Stephen Agard

Stephen Browning Agard, Professor Emeritus in the School of Mathematics at the University of Minnesota died unexpectedly of heart failure at his home in Wisconsin on August 16, 2021. His wife of 38 years Leslie (Mirza) Janecky Agard preceded him in death in 2015. He is survived by his son Nathan (Nicole) Agard and step-daughter Heidi Jones. From earlier marriages he is survived by sons David (Patricia) Agard, Martin (Ashley) Agard, and Soren (Darla) Agard. He is also survived by nine grandchildren: Hannah Agard (Alex) Bachtel, Rebekah, Tyler, Sarah, Dylan, Drew, Montgomery Maldonado, Beau, and Frederick. Incidentally, the photo above finds Steve in April of 2021 at the Pandemic delayed “reenactment” wedding reception of his granddaughter Hannah Agard, moments after discovering that he was to be a great-grandfather in October. Alas, they will not meet.

A native of Princeton, New Jersey, Steve was born November 4, 1937, the son of Frederick Browning Agard and Frances Kinney Moore Agard; his only sibling was older half-sister Phoebe (Leigh) Moore. The family settled in Ithaca, NY where Steve would graduate from Ithaca High School and matriculate at Swarthmore College where he would be a member of the baseball team. Subsequently, he pursued graduate studies and earned his Ph.D. in Mathematics from the University of Michigan in 1965. The pioneering work in his thesis, under the direction of the distinguished complex analyst Fred Gehring, showed that quasiconformal mappings could be defined using only preservation of angular measure up to a uniformly bounded factor. Steve joined the faculty of the School of Mathematics at the University of Minnesota in 1967 after spending two years at Stanford University as an Instructor. At the University of Minnesota, Steve produced his most famous work, a penetrating study that extended Mostow’s rigidity theorem to a larger class of groups, while continuing to make important contributions in the area of quasiconformal mappings. Steve made many major contributions to the functioning of the department, serving as Director of Undergraduate Studies from 1991 to 1995 and coordinating the actuarial science program for 19 years, from 1987 to his retirement in 2006. Approximately 400 students in the actuarial program graduated under Steve’s direction. When undergraduate senior projects were instituted in the late 1990’s, Steve was in great demand by the students as a project mentor and he responded enthusiastically, guiding around five students each academic year.
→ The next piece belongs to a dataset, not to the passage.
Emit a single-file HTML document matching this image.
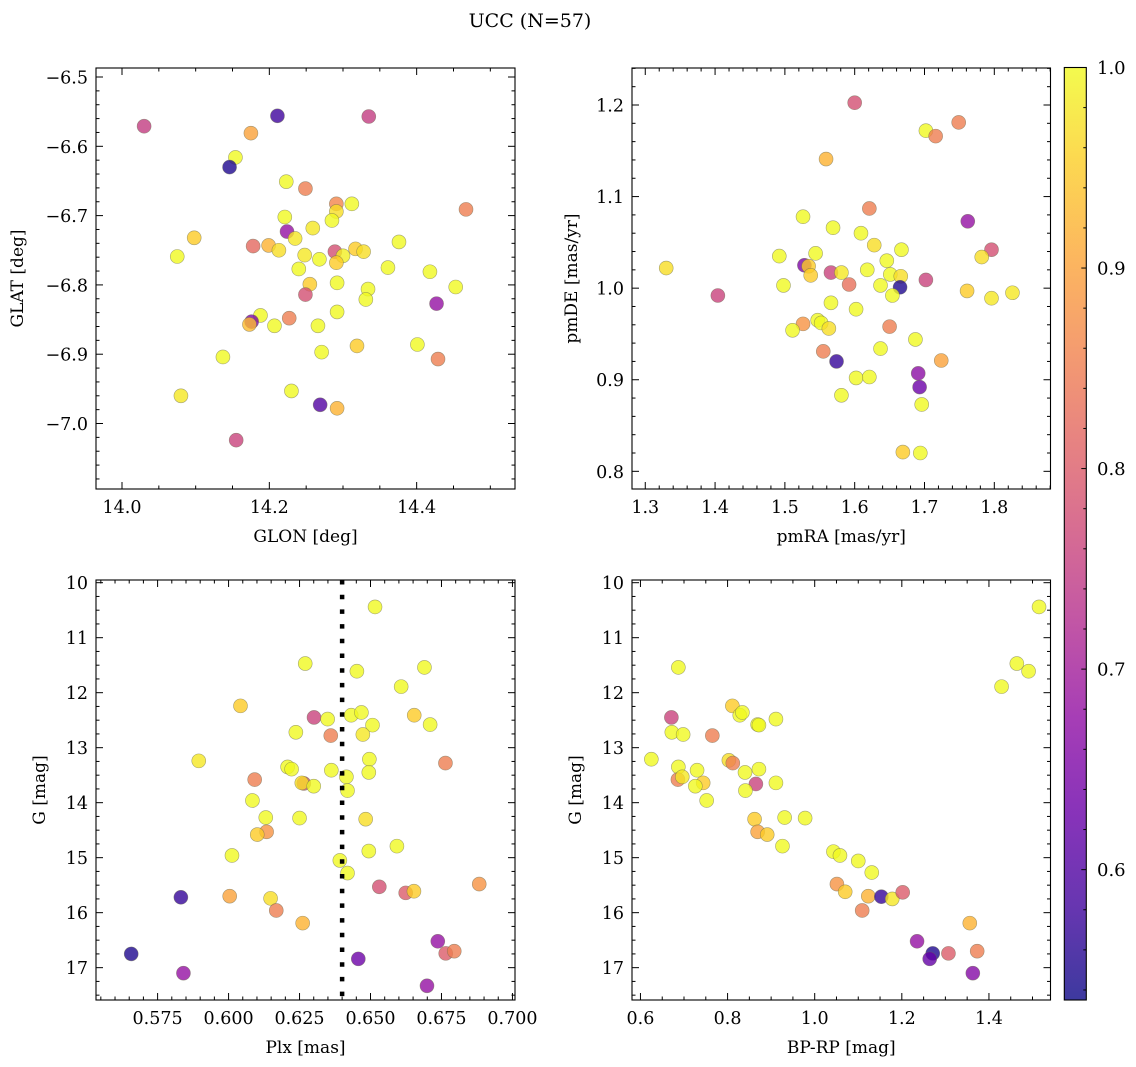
<!DOCTYPE html>
<html><head><meta charset="utf-8"><style>
html,body{margin:0;padding:0;background:#fff;}
svg{display:block;font-family:"DejaVu Serif","Liberation Serif",serif;}
</style></head><body>
<svg id="fig" width="1136" height="1067" viewBox="0 0 1136 1067" xmlns="http://www.w3.org/2000/svg">
<defs>
<linearGradient id="cbgrad" x1="0" y1="1" x2="0" y2="0"></linearGradient>
</defs>
<text x="530" y="27" font-size="19" text-anchor="middle">UCC (N=57)</text>
</svg>
<script>
// Panel 1: GLON vs GLAT
const glon1=[14.030,14.211,14.335,14.175,14.154,14.146,14.223,14.249,14.291,14.312,14.467,14.291,14.285,14.221,14.259,14.224,14.235,14.098,14.376,14.178,14.199,14.213,14.289,14.317,14.328,14.248,14.300,14.075,14.268,14.291,14.418,14.361,14.240,14.255,14.292,14.249,14.334,14.331,14.453,14.427,14.292,14.188,14.176,14.173,14.227,14.207,14.266,14.319,14.271,14.401,14.429,14.137,14.230,14.080,14.269,14.292,14.155];
const glat1=[-6.571,-6.556,-6.557,-6.581,-6.616,-6.630,-6.651,-6.661,-6.683,-6.683,-6.691,-6.694,-6.707,-6.702,-6.718,-6.723,-6.733,-6.732,-6.738,-6.744,-6.743,-6.750,-6.752,-6.748,-6.752,-6.757,-6.758,-6.759,-6.763,-6.768,-6.781,-6.775,-6.777,-6.799,-6.797,-6.814,-6.806,-6.821,-6.803,-6.827,-6.839,-6.844,-6.853,-6.857,-6.848,-6.859,-6.859,-6.888,-6.897,-6.886,-6.907,-6.904,-6.953,-6.960,-6.973,-6.978,-7.024];
const prob1=[0.75,0.58,0.75,0.90,1.0,0.55,1.0,0.85,0.86,1.0,0.85,0.97,1.0,1.0,0.98,0.68,0.98,0.95,1.0,0.82,0.92,0.97,0.78,0.95,0.97,0.98,0.99,1.0,1.0,0.95,1.0,1.0,1.0,0.95,1.0,0.78,1.0,1.0,1.0,0.68,1.0,1.0,0.65,0.93,0.85,1.0,1.0,0.95,1.0,1.0,0.85,1.0,1.0,0.98,0.60,0.92,0.76];
// Panel 2: pmRA vs pmDE
const pmra2=[1.600,1.749,1.702,1.716,1.559,1.621,1.762,1.526,1.569,1.609,1.628,1.667,1.796,1.782,1.492,1.544,1.646,1.528,1.534,1.537,1.566,1.581,1.618,1.651,1.666,1.702,1.592,1.498,1.665,1.637,1.761,1.826,1.330,1.404,1.654,1.796,1.566,1.602,1.547,1.552,1.563,1.526,1.511,1.650,1.687,1.637,1.555,1.574,1.724,1.602,1.621,1.691,1.693,1.581,1.696,1.669,1.694];
const pmde2=[1.2025,1.181,1.172,1.166,1.141,1.087,1.073,1.078,1.066,1.060,1.047,1.042,1.042,1.034,1.035,1.038,1.030,1.025,1.024,1.014,1.017,1.017,1.020,1.015,1.013,1.009,1.004,1.003,1.001,1.003,0.997,0.995,1.022,0.992,0.992,0.989,0.984,0.977,0.965,0.962,0.956,0.961,0.954,0.958,0.944,0.934,0.931,0.920,0.921,0.902,0.903,0.907,0.892,0.883,0.873,0.821,0.820];
const prob2=[0.78,0.85,1.0,0.85,0.92,0.85,0.68,1.0,1.0,1.0,0.97,1.0,0.78,0.97,1.0,1.0,1.0,0.65,0.95,0.95,0.76,0.98,1.0,1.0,0.97,0.76,0.83,1.0,0.55,1.0,0.95,0.98,0.97,0.76,1.0,0.98,1.0,1.0,1.0,1.0,0.97,0.88,1.0,0.85,1.0,1.0,0.85,0.57,0.90,1.0,1.0,0.67,0.63,1.0,1.0,0.95,1.0];
// Panel 3: Plx vs G
const plx3=[0.6516,0.6270,0.6452,0.6690,0.6608,0.6042,0.6301,0.6349,0.6432,0.6468,0.6654,0.6710,0.6507,0.6237,0.6360,0.6473,0.5895,0.6496,0.6764,0.6208,0.6222,0.6362,0.6494,0.6415,0.6092,0.6265,0.6258,0.6300,0.6419,0.6084,0.6131,0.6250,0.6483,0.6134,0.6101,0.6012,0.6593,0.6494,0.6392,0.6419,0.6531,0.6883,0.6624,0.6653,0.5832,0.6004,0.6148,0.6168,0.6261,0.6737,0.6765,0.6795,0.5657,0.6457,0.5841,0.6699];
const g3=[10.44,11.47,11.61,11.54,11.89,12.24,12.45,12.48,12.41,12.36,12.41,12.58,12.59,12.72,12.78,12.76,13.24,13.21,13.28,13.35,13.39,13.41,13.45,13.53,13.58,13.65,13.64,13.70,13.78,13.96,14.27,14.28,14.30,14.53,14.58,14.96,14.79,14.88,15.05,15.28,15.53,15.48,15.64,15.61,15.72,15.70,15.74,15.96,16.19,16.52,16.74,16.70,16.75,16.84,17.10,17.33];
const prob3=[1.0,1.0,1.0,1.0,1.0,0.95,0.76,1.0,1.0,1.0,0.95,1.0,1.0,1.0,0.85,0.98,0.98,1.0,0.85,1.0,1.0,1.0,1.0,1.0,0.85,0.78,0.97,1.0,1.0,1.0,1.0,1.0,0.97,0.88,0.95,1.0,1.0,1.0,1.0,1.0,0.78,0.88,0.80,0.95,0.57,0.90,0.97,0.85,0.92,0.68,0.80,0.85,0.55,0.63,0.68,0.68];
const plxLine=0.64;
// Panel 4: BP-RP vs G
const bprp4=[1.515,1.464,1.491,1.429,0.687,0.811,0.828,0.834,0.671,0.869,0.872,0.911,0.672,0.698,0.765,0.625,0.803,0.812,0.687,0.730,0.872,0.840,0.686,0.696,0.744,0.726,0.865,0.911,0.841,0.752,0.862,0.931,0.978,0.869,0.891,0.926,1.043,1.058,1.100,1.131,1.051,1.070,1.123,1.153,1.178,1.202,1.109,1.356,1.235,1.271,1.264,1.307,1.373,1.363];
const g4=[10.44,11.47,11.61,11.89,11.54,12.24,12.41,12.36,12.45,12.58,12.59,12.48,12.72,12.76,12.78,13.21,13.23,13.28,13.35,13.41,13.39,13.45,13.58,13.53,13.64,13.70,13.66,13.64,13.78,13.96,14.30,14.27,14.28,14.53,14.58,14.79,14.89,14.96,15.06,15.27,15.48,15.62,15.70,15.71,15.75,15.63,15.96,16.19,16.52,16.74,16.84,16.74,16.70,17.10];
const prob4=[1.0,1.0,1.0,1.0,1.0,0.95,1.0,1.0,0.76,1.0,1.0,1.0,1.0,1.0,0.85,1.0,0.97,0.85,1.0,1.0,1.0,1.0,0.85,0.98,0.95,1.0,0.76,1.0,1.0,1.0,0.95,1.0,1.0,0.90,0.95,1.0,1.0,1.0,1.0,1.0,0.88,0.95,0.92,0.57,0.98,0.80,0.85,0.92,0.68,0.55,0.62,0.80,0.85,0.66];
// Colorbar
const cbTicks=[0.6,0.7,0.8,0.9,1.0];
const cMin=0.535, cMax=1.0;

const NS="http://www.w3.org/2000/svg";
const svg=document.getElementById('fig');
function el(tag,attrs,parent){const e=document.createElementNS(NS,tag);for(const k in attrs)e.setAttribute(k,attrs[k]);(parent||svg).appendChild(e);return e;}
const stops=[[0,'#0d0887'],[0.1,'#41049d'],[0.2,'#6a00a8'],[0.3,'#8f0da4'],[0.4,'#b12a90'],[0.5,'#cc4778'],[0.6,'#e16462'],[0.7,'#f2844b'],[0.8,'#fca636'],[0.9,'#fcce25'],[1,'#f0f921']];
function hex(h){return [parseInt(h.substr(1,2),16),parseInt(h.substr(3,2),16),parseInt(h.substr(5,2),16)];}
function plasma(v){let t=(v-cMin)/(cMax-cMin);t=Math.max(0,Math.min(1,t));
 for(let i=1;i<stops.length;i++){if(t<=stops[i][0]){const a=stops[i-1],b=stops[i];const f=(t-a[0])/(b[0]-a[0]);const ca=hex(a[1]),cb=hex(b[1]);return 'rgb('+ca.map((c,j)=>Math.round(c+(cb[j]-c)*f)).join(',')+')';}}return stops[10][1];}
function fmtNum(v,d){const s=Math.abs(v).toFixed(d);return (v<0?'\u2212':'')+s;}

function panel(cfg){
 const g=el('g',{});
 
 
 const {L,T,R,B}=cfg;
 const sx=v=>L+(v-cfg.x0)/(cfg.x1-cfg.x0)*(R-L);
 const sy=v=>T+(v-cfg.y0)/(cfg.y1-cfg.y0)*(B-T);
 const tg=el('g',{stroke:'#000','stroke-width':1},g);
 
 
 const xlo=Math.min(cfg.x0,cfg.x1),xhi=Math.max(cfg.x0,cfg.x1),ylo=Math.min(cfg.y0,cfg.y1),yhi=Math.max(cfg.y0,cfg.y1);
 for(let k=Math.ceil(xlo/cfg.xmin-1e-6);k*cfg.xmin<=xhi+1e-9;k++){const v=k*cfg.xmin;const x=sx(v);const maj=cfg.xmaj.some(m=>Math.abs(m-v)<1e-6);const len=maj?7:3.5;
  el('line',{x1:x,y1:B,x2:x,y2:B-len},tg);el('line',{x1:x,y1:T,x2:x,y2:T+len},tg);}
 for(let k=Math.ceil(ylo/cfg.ymin-1e-6);k*cfg.ymin<=yhi+1e-9;k++){const v=k*cfg.ymin;const y=sy(v);const maj=cfg.ymaj.some(m=>Math.abs(m-v)<1e-6);const len=maj?7:3.5;
  el('line',{x1:L,y1:y,x2:L+len,y2:y},tg);el('line',{x1:R,y1:y,x2:R-len,y2:y},tg);}
 cfg.xmaj.forEach(v=>{const t=el('text',{x:sx(v),y:B+24,'font-size':cfg.xfs||17.5,'text-anchor':'middle'},g);t.textContent=fmtNum(v,cfg.xd);
  });
 cfg.ymaj.forEach(v=>{const t=el('text',{x:L-8,y:sy(v)+6.5,'font-size':17.5,'text-anchor':'end'},g);t.textContent=fmtNum(v,cfg.yd);
  });
 const pg=el('g',{},g);
 
 
 cfg.xs.forEach((xv,i)=>{const c=el('circle',{cx:sx(xv),cy:sy(cfg.ys[i]),r:7,fill:plasma(cfg.cs[i]),'fill-opacity':0.8,stroke:'#6a6a50','stroke-opacity':0.6,'stroke-width':0.6},pg);
  });
 if(cfg.vline!==undefined){const x=sx(cfg.vline);const l=el('line',{x1:x,y1:T,x2:x,y2:B,stroke:'#000','stroke-width':4.5,'stroke-dasharray':'4.5 10.2'},g);
  }
 const fr=el('rect',{x:L,y:T,width:R-L,height:B-T,fill:'none',stroke:'#000','stroke-width':1.1},g);
 
 const xl=el('text',{x:(L+R)/2,y:B+53,'font-size':17,'text-anchor':'middle'},g);xl.textContent=cfg.xlabel;
 
 const yl=el('text',{x:0,y:0,'font-size':17,'text-anchor':'middle',transform:'translate('+cfg.ylx+','+(T+B)/2+') rotate(-90)'},g);yl.textContent=cfg.ylabel;
 
}
panel({name:'glon-glat-panel',L:96,T:68,R:515,B:489,x0:13.9647,x1:14.5335,y0:-6.487,y1:-7.0945,xmaj:[14.0,14.2,14.4],xmin:0.05,xd:1,ymaj:[-6.5,-6.6,-6.7,-6.8,-6.9,-7.0],ymin:0.02,yd:1,xs:glon1,ys:glat1,cs:prob1,xlabel:'GLON [deg]',ylabel:'GLAT [deg]',ylx:23});
panel({name:'pm-panel',L:632,T:68,R:1050.5,B:489,x0:1.281,x1:1.8805,y0:1.2404,y1:0.7807,xmaj:[1.3,1.4,1.5,1.6,1.7,1.8],xmin:0.02,xd:1,ymaj:[0.8,0.9,1.0,1.1,1.2],ymin:0.02,yd:1,xs:pmra2,ys:pmde2,cs:prob2,xlabel:'pmRA [mas/yr]',ylabel:'pmDE [mas/yr]',ylx:577});
panel({name:'plx-g-panel',L:96,T:580,R:515,B:1000,x0:0.5533,x1:0.7009,y0:9.951,y1:17.588,xmaj:[0.575,0.6,0.625,0.65,0.675,0.7],xmin:0.005,xd:3,ymaj:[10,11,12,13,14,15,16,17],ymin:0.25,yd:0,xs:plx3,ys:g3,cs:prob3,xlabel:'Plx [mas]',ylabel:'G [mag]',ylx:45,vline:plxLine});
panel({name:'cmd-panel',L:632,T:580,R:1050.5,B:1000,x0:0.5806,x1:1.5413,y0:9.951,y1:17.588,xmaj:[0.6,0.8,1.0,1.2,1.4],xmin:0.05,xd:1,ymaj:[10,11,12,13,14,15,16,17],ymin:0.25,yd:0,xs:bprp4,ys:g4,cs:prob4,xlabel:'BP-RP [mag]',ylabel:'G [mag]',ylx:581});

const grad=document.getElementById('cbgrad');
for(let i=0;i<=20;i++){const t=i/20;const v=cMin+t*(cMax-cMin);el('stop',{offset:t,'stop-color':plasma(v),'stop-opacity':0.8},grad);}
const cbL=1064.3,cbR=1086.3,cbT=67.5,cbB=1000;
const cy=v=>cbB-(v-cMin)/(cMax-cMin)*(cbB-cbT);
const cb=el('g',{});


el('rect',{x:cbL,y:cbT,width:cbR-cbL,height:cbB-cbT,fill:'url(#cbgrad)',stroke:'#000','stroke-width':1.1},cb);
for(let k=27;k<=50;k++){const v=k*0.02;if(v<cMin)continue;const y=cy(v);const maj=Math.abs(v*10-Math.round(v*10))<1e-6;el('line',{x1:cbR,y1:y,x2:cbR-(maj?5:3),y2:y,stroke:'#000','stroke-width':1},cb);}
cbTicks.forEach(v=>{const t=el('text',{x:1097,y:cy(v)+6.5,'font-size':18},cb);t.textContent=v.toFixed(1);
 });
</script>
</body></html>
Steve’s retirement years right up to his death were without question an extension of activities related to his passions of family history, craftsmanship, and sports.

Steve was a serious genealogy enthusiast. He spent many years continuing the work of his father Frederick (Fritz) who published “Agards in America” in 1976. Steve often made trips in support of this effort and could be found traipsing through cemeteries in his quest to update, expand, and fill in (if possible) any missing stories from the family’s history. He was always willing to tackle a genealogy mystery on behalf of anyone, and thoroughly enjoyed the sharing of his findings (often pages filled with arrows, lines, and scribblings on the margins).

Steve had an enthusiasm for carpentry and other forms of craftsmanship. He maintained a vast set of tools from the mundane to the exotic and had a work room wherever he lived. His travels to help with projects included kitchen expansions, decks, and artistic wine cellars. He even built more than one sauna. The crowning achievement was his residence (referred to by him as the “farm”). Purchased in the 1970s as a second home, it was a ramshackle cottage (with an outhouse!), dilapidated barn and some acreage. Over the decades, he personally built a wonderful new house with a gazebo, refurbished the barn, and planted ten thousand trees that have been partially harvested to date. Additionally, he added in a sizeable garden (visible from satellite by Google Earth) from which he most prized the strawberries and blueberries to be enjoyed with his morning cereal.

After transitioning to softball (fast-pitch then slow pitch) he relished his more than 50 years playing softball in the greater twin cities region even managing to participate in games involving his sons. As the years passed, he embarked on the Super Senior softball scene traveling all over the country for national tournaments in the “80-plus” age group. In fact, he had just completed a trip to Ohio for such an event, and was already plotting his next opportunity to travel. An avid golfer for nearly 70 years, he maintained his 14 point handicap for many years and would play numerous rounds a year, likely all with some form of wager on the outcome. He rarely failed to travel without his clubs, and managed to play with all his sons and even some grandsons. He stayed a quality player long enough to shoot better than his age, fashioning a score of 79 after turning 80 years of age.

Lastly, Steve was always willing to end a day with perhaps a lively card game of any sort and enjoy some sweet red wine or a brandy. He would stay up late if needed.